Mas não é como se isso fosse novidade para os whovians! Em 1996, quando a Fox coproduziu O Senhor do Tempo, filme que nos trouxe o 8º Doutor de Paul McGann, tivemos uma abordagem e um caminho que correspondiam à visão que aquele estúdio tinha do show, mirando, inclusive, numa ressurreição do programa feita nos Estados Unidos que, ainda bem, acabou não dando certo.
Muito disso foi abordado de maneira descontraída por RTD no evento Doctor Who Q&A, realizado no final de novembro (2023). Outra comprovação dessas relações de controle entre Disney, BBC e Bad Wolf pode ser lida nas páginas 31 a 33 da Doctor Who Magazine #586 (lançada em janeiro de 2023, mas com capa de fevereiro). Ali, RTD tenta nos tranquilizar sobre O Rato, o quanto sua visão é a que vai ser a grande base para tudo e que for escrito, e que o lugar à mesa da Disney só vai acrescentar boas ideias ao projeto, sem tirar a essência de Doctor Who, algo que eu, depois desses 3 Especiais de Aniversário, tenho dificuldade de acreditar — mas desejo estar enormemente errado. Ainda há esperança.

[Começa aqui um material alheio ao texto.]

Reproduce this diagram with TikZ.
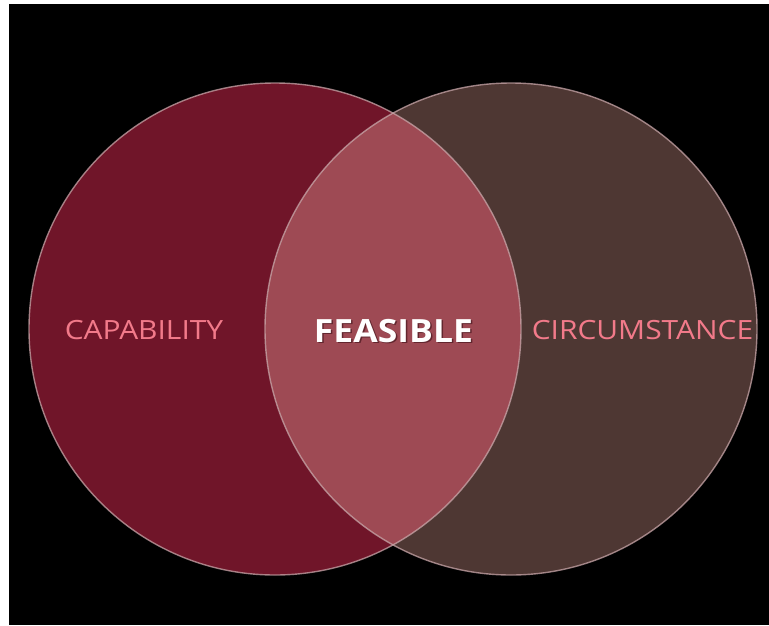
\documentclass[tikz,border=0pt]{standalone}
\usepackage{fontspec}
\setmainfont{Open Sans}
\begin{document}
\begin{tikzpicture}[x=1pt,y=-1pt,
  set/.style={circle, minimum size=492pt, inner sep=0pt},
  rim/.style={draw=rimcol, line width=1.4pt, draw opacity=0.75},
  sidelabel/.style={text=labelpink, font=\fontsize{26.5}{28}\selectfont, anchor=base, inner sep=0pt, xscale=1.13},
  mainlabel/.style={font=\bfseries\fontsize{32}{34}\selectfont, anchor=base, inner sep=0pt, xscale=1.11}]
  \definecolor{capcol}{HTML}{701529}
  \definecolor{circol}{HTML}{4E3733}
  \definecolor{feacol}{HTML}{9E4A54}
  \definecolor{rimcol}{HTML}{C9A7AA}
  \definecolor{labelpink}{HTML}{F27A8A}
  \definecolor{shadowcol}{HTML}{3A0F16}
  % page and dark backdrop
  \useasboundingbox (0,0) rectangle (769,625);
  \fill[white] (0,0) rectangle (769,625);
  \fill[black] (9,4) rectangle (769,625);
  % the two sets
  \node[set, fill=capcol] (cap) at (275,329) {};
  \node[set, fill=circol] (cir) at (511,329) {};
  % their overlap
  \begin{scope}
    \clip (cap.center) circle (246);
    \fill[feacol] (cir.center) circle (246);
  \end{scope}
  % outlines
  \draw[rim] (cap.center) circle (246);
  \draw[rim] (cir.center) circle (246);
  % labels
  \node[sidelabel] (capl) at (144,339) {CAPABILITY};
  \node[sidelabel] (cirl) at (642.5,339) {CIRCUMSTANCE};
  \node[mainlabel, text=shadowcol, opacity=0.6] (feas) at (395,343.5) {FEASIBLE};
  \node[mainlabel, text=white] (feal) at (393.5,342) {FEASIBLE};
\end{tikzpicture}
\end{document}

O indicativo mais categórico eu deixei para o final, porque é dito pelas próprias empresas, em seus próprios sites, e num comunicado oficial, aqui e aqui. Vejamos… o que diz ali, no início do segundo parágrafo do comunicado? O que diz? Hein? Hein? “UNDER A SHARED CREATIVE VISION“!!! Portanto, a afirmação de que a Disney tem interferência criativa compartilhada nessa nova fase da série não é uma exposição “alarmista“, “neurótica“, “irresponsável“, “nada a ver” ou uma “teoria da conspiração“. A própria empresa afirmou isso, sendo reforçada pela BBC. É um fato. É inquestionável. É a Nova Era de Doctor Who.

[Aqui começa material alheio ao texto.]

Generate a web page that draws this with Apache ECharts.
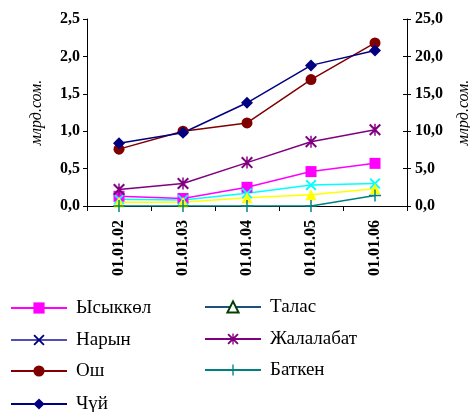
<!DOCTYPE html>
<html><head><meta charset="utf-8">
<script src="https://cdn.jsdelivr.net/npm/echarts@6/dist/echarts.min.js"></script>
<style>html,body{margin:0;padding:0;background:#fff}#c{width:470px;height:412px}</style>
</head><body><div id="c"></div>
<script>
const categories = ['01.01.02','01.01.03','01.01.04','01.01.05','01.01.06'];
const leftTicks = ['0,0','0,5','1,0','1,5','2,0','2,5'];
const rightTicks = ['0,0','5,0','10,0','15,0','20,0','25,0'];
const seriesNames = ['Ысыккөл','Нарын','Ош','Чүй','Талас','Жалалабат','Баткен'];
const ysykkol = [0.13, 0.10, 0.25, 0.46, 0.57];
const naryn = [0.09, 0.08, 0.17, 0.28, 0.30];
const osh = [0.76, 1.00, 1.11, 1.69, 2.18];
const chui = [0.84, 0.98, 1.38, 1.88, 2.08];
const talas = [0.05, 0.05, 0.11, 0.15, 0.23];
const jalalabat = [0.22, 0.30, 0.58, 0.86, 1.02];
const batken = [0.0, 0.0, 0.0, 0.0, 0.14];

const X = 'path://M0,1.2 L1.2,0 L5,3.8 L8.8,0 L10,1.2 L6.2,5 L10,8.8 L8.8,10 L5,6.2 L1.2,10 L0,8.8 L3.8,5 Z';
const AST = 'path://M0,1.2 L1.2,0 L5,3.8 L8.8,0 L10,1.2 L6.2,5 L10,8.8 L8.8,10 L5,6.2 L1.2,10 L0,8.8 L3.8,5 Z M4.4,0 L5.6,0 L5.6,10 L4.4,10 Z';
const PLUS = 'path://M4.4,0 L5.6,0 L5.6,4.4 L10,4.4 L10,5.6 L5.6,5.6 L5.6,10 L4.4,10 L4.4,5.6 L0,5.6 L0,4.4 L4.4,4.4 Z';

const font = '"Liberation Serif","Times New Roman",serif';
function mk(name, data, color, symbol, size){
  return {name, type:'line', data, symbol, symbolSize:size, z: 3,
    lineStyle:{color, width:1.5}, itemStyle:{color}, emphasis:{disabled:true}};
}
function lg(item, left, cy){
  return {orient:'vertical', left, top:cy-10, padding:0, itemWidth:56, itemHeight:14,
    textStyle:{fontFamily:font, fontSize:19, color:'#000', lineHeight:20, padding:[0,0,0,4]},
    data:[item]};
}
const chart = echarts.init(document.getElementById('c'));
chart.setOption({
  animation:false,
  textStyle:{fontFamily:font},
  grid:{left:87, right:63, top:19, bottom:206, outerBoundsMode:'none', containLabel:false},
  xAxis:{type:'category', data:categories, boundaryGap:true,
    axisLine:{lineStyle:{color:'#000', width:1}},
    axisTick:{show:true, length:5, lineStyle:{color:'#000'}},
    axisLabel:{rotate:90, fontFamily:font, fontWeight:'bold', fontSize:16, color:'#000', margin:14}},
  yAxis:[
    {type:'value', min:0, max:2.5, interval:0.5, position:'left',
      name:'млрд.сом.', nameLocation:'middle', nameGap:42, nameRotate:90,
      nameTextStyle:{fontFamily:font, fontStyle:'italic', fontSize:16, color:'#000'},
      axisLine:{show:true, lineStyle:{color:'#000'}},
      axisTick:{show:true, length:4, lineStyle:{color:'#000'}},
      splitLine:{show:false},
      axisLabel:{fontFamily:font, fontWeight:'bold', fontSize:16, color:'#000', margin:7,
        formatter:(v)=>leftTicks[Math.round(v/0.5)]}},
    {type:'value', min:0, max:25, interval:5, position:'right',
      name:'млрд.сом.', nameLocation:'middle', nameGap:49, nameRotate:90,
      nameTextStyle:{fontFamily:font, fontStyle:'italic', fontSize:16, color:'#000'},
      axisLine:{show:true, lineStyle:{color:'#000'}},
      axisTick:{show:true, length:4, lineStyle:{color:'#000'}},
      splitLine:{show:false},
      axisLabel:{fontFamily:font, fontWeight:'bold', fontSize:16, color:'#000', margin:8,
        formatter:(v)=>rightTicks[Math.round(v/5)]}},
    {type:'value', min:0, max:25, interval:5, position:'right',
      axisLine:{show:false}, axisLabel:{show:false}, splitLine:{show:false},
      axisTick:{show:true, inside:true, length:4, lineStyle:{color:'#000'}}}
  ],
  legend:[
    lg({name:seriesNames[0]}, 10, 308),
    lg({name:seriesNames[1], itemStyle:{color:'#000080'}, lineStyle:{color:'#5050b0'}}, 10, 340),
    lg({name:seriesNames[2]}, 10, 371),
    lg({name:seriesNames[3]}, 10, 404),
    lg({name:seriesNames[4], itemStyle:{color:'#ffffff', borderColor:'#004000', borderWidth:2}, lineStyle:{color:'#1f4f7f'}}, 204, 307),
    lg({name:seriesNames[5]}, 204, 339),
    lg({name:seriesNames[6]}, 204, 370)
  ],
  series:[
    mk(seriesNames[0], ysykkol, '#ff00ff', 'rect', 11),
    mk(seriesNames[1], naryn, '#00ffff', X, 11),
    mk(seriesNames[2], osh, '#800000', 'circle', 11),
    mk(seriesNames[3], chui, '#000080', 'diamond', 12),
    mk(seriesNames[4], talas, '#ffff00', 'triangle', 11),
    mk(seriesNames[5], jalalabat, '#800080', AST, 12),
    mk(seriesNames[6], batken, '#008080', PLUS, 12)
  ]
});
</script></body></html>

Problematizando a relação entre indústria, arte e o que isso gera de produto final para nós (fãs, espectadores, críticos), acho interessante citar uma abordagem do meu amigo e colunista aqui do Plano Crítico, Rafael Lima, que ressalta o fato de que não podemos tirar a responsabilidade de Davies nas más escolhas e na execução geral dos eventos da série — algo que eu concordo totalmente. Um showrunner — ainda mais um com o poder de barganha de Davies — não pode ter sua responsabilidade retirada de forma alguma, mesmo que haja uma orientação/imposição/veto de investidores, seja previamente às filmagens, seja posteriormente, na montagem. A execução das ideias acertadas com os produtores e os investidores precisa sair de algum lugar, certo? E não é o Chat GPT da Disney quem irá escrever esses roteiros, esses diálogos e criar as novas situações do programa. A execução do plano da produção é de total responsabilidade de quem assina o show. Exatamente o mesmo critério que a gente utiliza para analisar um filme, onde o resultado da obra será distribuído entre as pessoas que colocaram os mandamentos dos produtores na tela: roteirista, diretor, fotógrafo, compositor, figurinista, diretor de arte, etc… Na TV, toda essa galera é como um grupo de músicos numa orquestra: executam tecnicamente o que devem executar, cada um em sua área, mas regidos pela batuta do showrunner.
Agora nos resta esperar e ver para onde estão nos levando. Muitos dos nossos leitores já disseram que estão encantados com tudo o que está sendo feito até aqui. Outros, como eu, estão amargando as decisões pouco elogiáveis de RTD, e sua falta de coerência e propósito interno nos eventos dos Especiais de Aniversário, assim como a característica de seus roteiros e as contradições imediatas nos enredos. Alguns ainda acham que esses tropeços serão consertados no andamento dessa fase. Não tenho mais certeza disso, depois do “mavidade“, do Newton meio indiano, da a justificativa marqueteira para a bi-regeneração, da péssima justificativa para o rosto repetido do 14º Doutor e da “como-assim?“-justificativa para a regeneração das roupas… mas pode ser. Tudo é possível. Eu ainda tenho esperanças de que as coisas irão melhorar. Bola pra frente, Doctor Who!